Il mese scorso, su Facebook, uno dei social network più frequentati nel mondo, un gruppo che pare abbia superato il migliaio di iscritti ha condiviso una pagina che molti hanno definito – inorriditi – «scioccante». La pagina aveva un titolo: “Tiro a segno con i bimbi Down”. In primo piano veniva mostrato il volto di un neonato, manifestamente affetto da quella sindrome, sulla cui fronte, in bella vista, appariva la scritta “scemo”.
Nei commenti degli iscritti, i piccoli colpiti da quella patologia venivano qualificati come «un peso inutile per la nostra società», «parassiti», «esseri stupidi e buoni a nulla», «creature ignobili» con le quali sarebbe, ovviamente, impossibile convivere.
Come risolvere il problema? Un utente particolarmente “sveglio” annunciava d’aver trovato la via d’uscita: utilizzare i piccoli come bersagli – «mobili o fissi», specificava – nei poligoni di tiro al bersaglio. Una soluzione da alcuni ritenuta «utile e divertente», da altri malamente “edulcorata” con una patina di buone (si fa per dire) intenzioni: «così non soffrono». Questo il livello (meglio: l’abisso) raggiunto da quel gruppo.

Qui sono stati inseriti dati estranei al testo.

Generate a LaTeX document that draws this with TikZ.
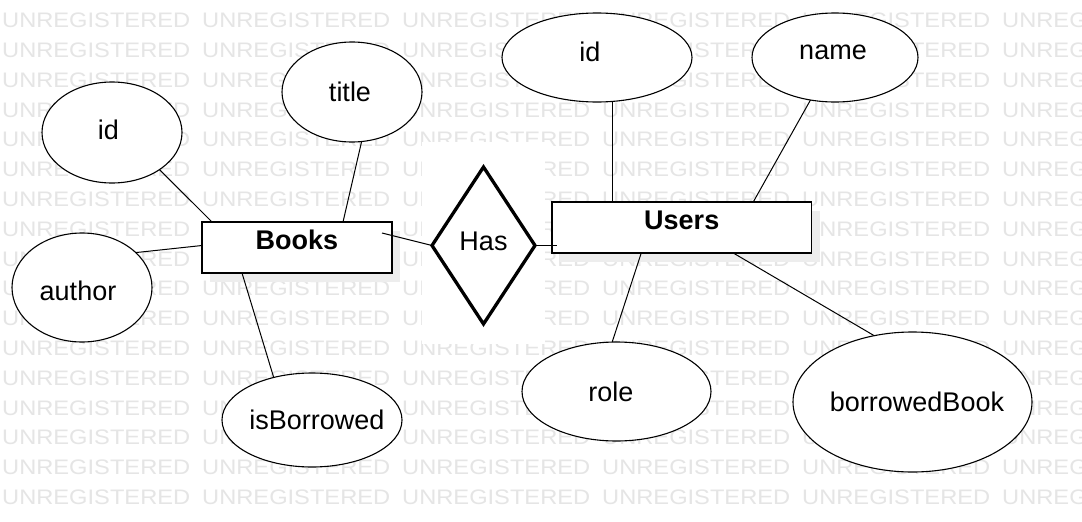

Sdegno, ribrezzo, orrore, indignazione, inviti minacciosi di farsi riconoscere rivolti a quegli utenti con il proposito di fargliela pagare cara: queste alcune delle furibonde reazioni suscitate da quella pagina. Pagina che è stata prontamente – e giustamente – rimossa, ma che non è passata inosservata alle autorità di polizia postale, postesi subito a caccia degli autori di una così spregevole vicenda.
Capisco e condivido le reazioni. Tuttavia, bisognerà pure avere il coraggio di dire che quanto è apparso su Facebook non dovrebbe sorprendere più di tanto, perché corrisponde esattamente, né più né meno, a ciò che pensa, promuove e realizza la cultura che oggi va per la maggiore. Per la quale ben pochi s’indignano e che si distingue dagli utenti di quel gruppo solo perché si guarda bene dall’imitarne la rozzezza.
Infatti, non è forse vero che quando si reclama il diritto alla selezione degli embrioni per scartare quelli “malformati”, quando si giustifica l’interruzione volontaria di una gravidanza perché la creatura portata in grembo non è sana, quando si rivendica il diritto al figlio “perfetto” perché se tale non fosse il piccolo «soffrirebbe troppo», non è forse vero – dicevo – che la logica è la stessa? E che identico è l’esito della risoluzione del “problema”?
Quella auspicata dagli utenti di Facebook chiede di eliminare i piccoli Down prendendoli a fucilate; quella di chi li seleziona nel grembo della madre (è accaduto realmente!) li elimina a colpi di bisturi, protetta da leggi infami. In un caso e nell’altro, alla loro soppressione si giunge. Per il primo, però, doverosa indignazione. Per il secondo, invece, comprensione benevola e plauso.
Sì, cari amici, tale è la follia di un mondo che fa a meno di Dio. Perché una cosa ci pare chiara: senza la fede, l’uomo perde la ragione. Sprovvisto di ragione, smarrisce ciò che lo rende umano. E senza umanità, scade al livello delle bestie. Forse anche peggio: queste, prive di libertà, non hanno colpa dei loro “misfatti”: se un leone sbrana un bimbo, nessuno lo accuserà d’aver peccato e assassinato.
Con l’aborto volontario (e su Facebook) noi facciamo l’uno e l’altro.
Non si scappa: senza Dio, siamo peggio – talvolta – delle bestie.